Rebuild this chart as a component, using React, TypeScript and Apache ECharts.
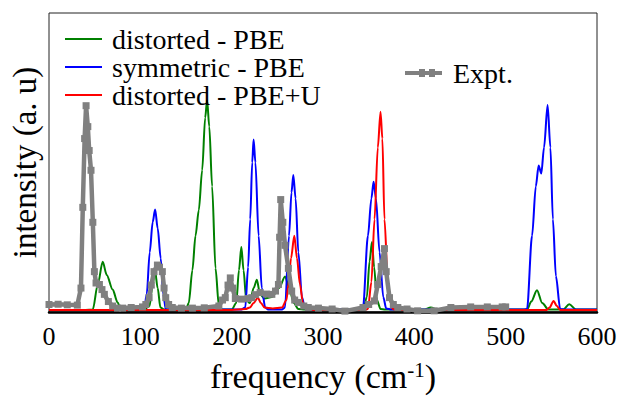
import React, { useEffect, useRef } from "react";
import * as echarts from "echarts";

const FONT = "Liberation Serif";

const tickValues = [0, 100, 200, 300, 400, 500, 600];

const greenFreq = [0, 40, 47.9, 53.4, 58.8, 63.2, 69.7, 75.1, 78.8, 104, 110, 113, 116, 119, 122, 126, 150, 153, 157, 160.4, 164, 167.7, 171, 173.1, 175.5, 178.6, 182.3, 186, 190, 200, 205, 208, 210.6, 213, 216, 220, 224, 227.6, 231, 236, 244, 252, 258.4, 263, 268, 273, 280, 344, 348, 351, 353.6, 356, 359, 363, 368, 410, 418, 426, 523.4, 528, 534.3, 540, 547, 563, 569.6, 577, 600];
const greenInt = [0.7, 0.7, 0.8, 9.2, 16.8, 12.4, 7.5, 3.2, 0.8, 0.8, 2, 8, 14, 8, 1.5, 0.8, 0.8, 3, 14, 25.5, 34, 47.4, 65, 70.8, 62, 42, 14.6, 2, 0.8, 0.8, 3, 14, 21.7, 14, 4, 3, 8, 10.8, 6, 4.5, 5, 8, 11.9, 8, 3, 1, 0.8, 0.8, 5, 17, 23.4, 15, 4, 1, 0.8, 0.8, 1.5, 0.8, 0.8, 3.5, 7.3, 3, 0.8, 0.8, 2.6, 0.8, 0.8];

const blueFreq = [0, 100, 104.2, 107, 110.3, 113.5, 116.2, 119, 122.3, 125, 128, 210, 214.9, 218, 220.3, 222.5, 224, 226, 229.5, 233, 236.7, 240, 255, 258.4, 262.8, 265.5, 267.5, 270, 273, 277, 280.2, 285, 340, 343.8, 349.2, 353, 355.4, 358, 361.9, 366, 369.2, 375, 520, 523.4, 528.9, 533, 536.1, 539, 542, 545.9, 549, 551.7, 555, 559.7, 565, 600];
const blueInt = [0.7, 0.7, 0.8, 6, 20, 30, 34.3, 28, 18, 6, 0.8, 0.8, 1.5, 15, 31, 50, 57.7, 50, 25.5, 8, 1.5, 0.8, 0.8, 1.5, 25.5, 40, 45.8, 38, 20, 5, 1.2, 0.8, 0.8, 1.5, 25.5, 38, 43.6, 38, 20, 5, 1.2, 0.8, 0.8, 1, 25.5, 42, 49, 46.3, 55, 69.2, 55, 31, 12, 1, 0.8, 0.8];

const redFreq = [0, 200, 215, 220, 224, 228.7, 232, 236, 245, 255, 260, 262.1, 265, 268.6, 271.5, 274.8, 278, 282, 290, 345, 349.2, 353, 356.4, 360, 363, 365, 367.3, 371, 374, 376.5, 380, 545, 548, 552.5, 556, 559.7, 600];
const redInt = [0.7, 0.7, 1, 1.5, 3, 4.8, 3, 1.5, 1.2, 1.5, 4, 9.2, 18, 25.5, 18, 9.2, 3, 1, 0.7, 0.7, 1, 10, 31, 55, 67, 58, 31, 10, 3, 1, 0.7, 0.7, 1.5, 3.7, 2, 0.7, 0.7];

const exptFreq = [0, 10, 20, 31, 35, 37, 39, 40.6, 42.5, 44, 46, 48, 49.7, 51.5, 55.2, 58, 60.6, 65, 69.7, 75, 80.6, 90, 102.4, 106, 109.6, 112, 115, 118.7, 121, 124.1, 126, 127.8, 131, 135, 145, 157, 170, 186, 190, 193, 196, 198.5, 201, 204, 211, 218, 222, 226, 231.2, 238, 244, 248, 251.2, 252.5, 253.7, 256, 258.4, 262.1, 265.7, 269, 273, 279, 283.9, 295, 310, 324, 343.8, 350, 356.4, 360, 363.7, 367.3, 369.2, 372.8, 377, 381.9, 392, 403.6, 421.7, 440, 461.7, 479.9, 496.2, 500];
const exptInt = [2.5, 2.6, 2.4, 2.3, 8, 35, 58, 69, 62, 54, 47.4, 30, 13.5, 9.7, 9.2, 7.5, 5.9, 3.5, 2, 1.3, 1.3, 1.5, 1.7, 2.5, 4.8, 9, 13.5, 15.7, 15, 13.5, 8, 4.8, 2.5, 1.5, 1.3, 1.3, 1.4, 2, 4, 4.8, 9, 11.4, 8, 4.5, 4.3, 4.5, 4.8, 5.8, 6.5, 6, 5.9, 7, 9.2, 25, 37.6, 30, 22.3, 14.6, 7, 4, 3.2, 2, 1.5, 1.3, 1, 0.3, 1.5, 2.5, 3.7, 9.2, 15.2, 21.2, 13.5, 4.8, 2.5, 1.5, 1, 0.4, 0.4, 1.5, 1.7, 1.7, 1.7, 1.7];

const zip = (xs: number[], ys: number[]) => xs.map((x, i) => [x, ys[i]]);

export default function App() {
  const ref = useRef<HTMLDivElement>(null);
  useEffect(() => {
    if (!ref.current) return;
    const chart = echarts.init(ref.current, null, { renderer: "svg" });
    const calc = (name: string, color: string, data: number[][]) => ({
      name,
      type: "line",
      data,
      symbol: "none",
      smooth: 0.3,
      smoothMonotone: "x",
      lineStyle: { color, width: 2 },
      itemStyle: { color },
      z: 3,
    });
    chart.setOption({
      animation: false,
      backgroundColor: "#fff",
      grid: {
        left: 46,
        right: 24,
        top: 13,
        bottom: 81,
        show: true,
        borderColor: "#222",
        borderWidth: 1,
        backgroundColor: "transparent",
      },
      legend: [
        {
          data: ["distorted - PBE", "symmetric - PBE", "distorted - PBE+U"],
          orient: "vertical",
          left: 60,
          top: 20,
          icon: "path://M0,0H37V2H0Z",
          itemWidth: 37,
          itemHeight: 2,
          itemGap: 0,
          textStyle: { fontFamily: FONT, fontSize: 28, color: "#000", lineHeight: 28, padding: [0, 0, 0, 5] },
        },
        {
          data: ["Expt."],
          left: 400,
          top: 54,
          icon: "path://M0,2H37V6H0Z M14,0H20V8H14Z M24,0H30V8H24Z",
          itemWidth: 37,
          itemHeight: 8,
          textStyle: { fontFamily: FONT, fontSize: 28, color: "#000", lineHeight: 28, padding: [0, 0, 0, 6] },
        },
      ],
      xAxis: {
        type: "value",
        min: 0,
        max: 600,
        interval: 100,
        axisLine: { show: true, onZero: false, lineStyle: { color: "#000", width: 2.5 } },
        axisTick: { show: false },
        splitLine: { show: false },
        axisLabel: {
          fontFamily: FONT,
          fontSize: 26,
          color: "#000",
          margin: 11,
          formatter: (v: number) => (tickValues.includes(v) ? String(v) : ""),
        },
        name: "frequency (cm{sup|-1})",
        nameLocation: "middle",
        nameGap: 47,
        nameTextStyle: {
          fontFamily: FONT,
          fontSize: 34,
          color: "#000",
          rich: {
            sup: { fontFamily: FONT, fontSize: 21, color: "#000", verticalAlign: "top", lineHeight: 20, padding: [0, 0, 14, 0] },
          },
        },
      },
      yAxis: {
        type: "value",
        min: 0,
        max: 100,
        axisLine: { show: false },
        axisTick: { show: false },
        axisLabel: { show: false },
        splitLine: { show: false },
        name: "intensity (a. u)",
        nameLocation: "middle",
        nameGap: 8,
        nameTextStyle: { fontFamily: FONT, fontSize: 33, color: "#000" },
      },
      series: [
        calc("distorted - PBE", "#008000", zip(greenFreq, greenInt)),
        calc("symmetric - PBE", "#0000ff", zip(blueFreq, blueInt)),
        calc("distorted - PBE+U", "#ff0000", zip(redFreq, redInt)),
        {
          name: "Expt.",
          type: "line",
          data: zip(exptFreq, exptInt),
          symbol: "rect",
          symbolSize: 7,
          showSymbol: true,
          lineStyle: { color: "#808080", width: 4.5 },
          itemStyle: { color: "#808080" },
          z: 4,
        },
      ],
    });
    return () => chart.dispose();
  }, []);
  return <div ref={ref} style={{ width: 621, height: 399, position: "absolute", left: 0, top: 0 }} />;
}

○ ○ ○ ○

→ WHAT THE TASK REQUIRES:
Copy nothing but the lines from the top of the data down to the line containing "const tickValues = [0, 100, 200, 300, 400, 500, 600];", and leave the pictures out.

→ ANSWER TO THIS TASK:
Rebuild this chart as a component, using React, TypeScript and Apache ECharts.
import React, { useEffect, useRef } from "react";
import * as echarts from "echarts";

const FONT = "Liberation Serif";

const tickValues = [0, 100, 200, 300, 400, 500, 600];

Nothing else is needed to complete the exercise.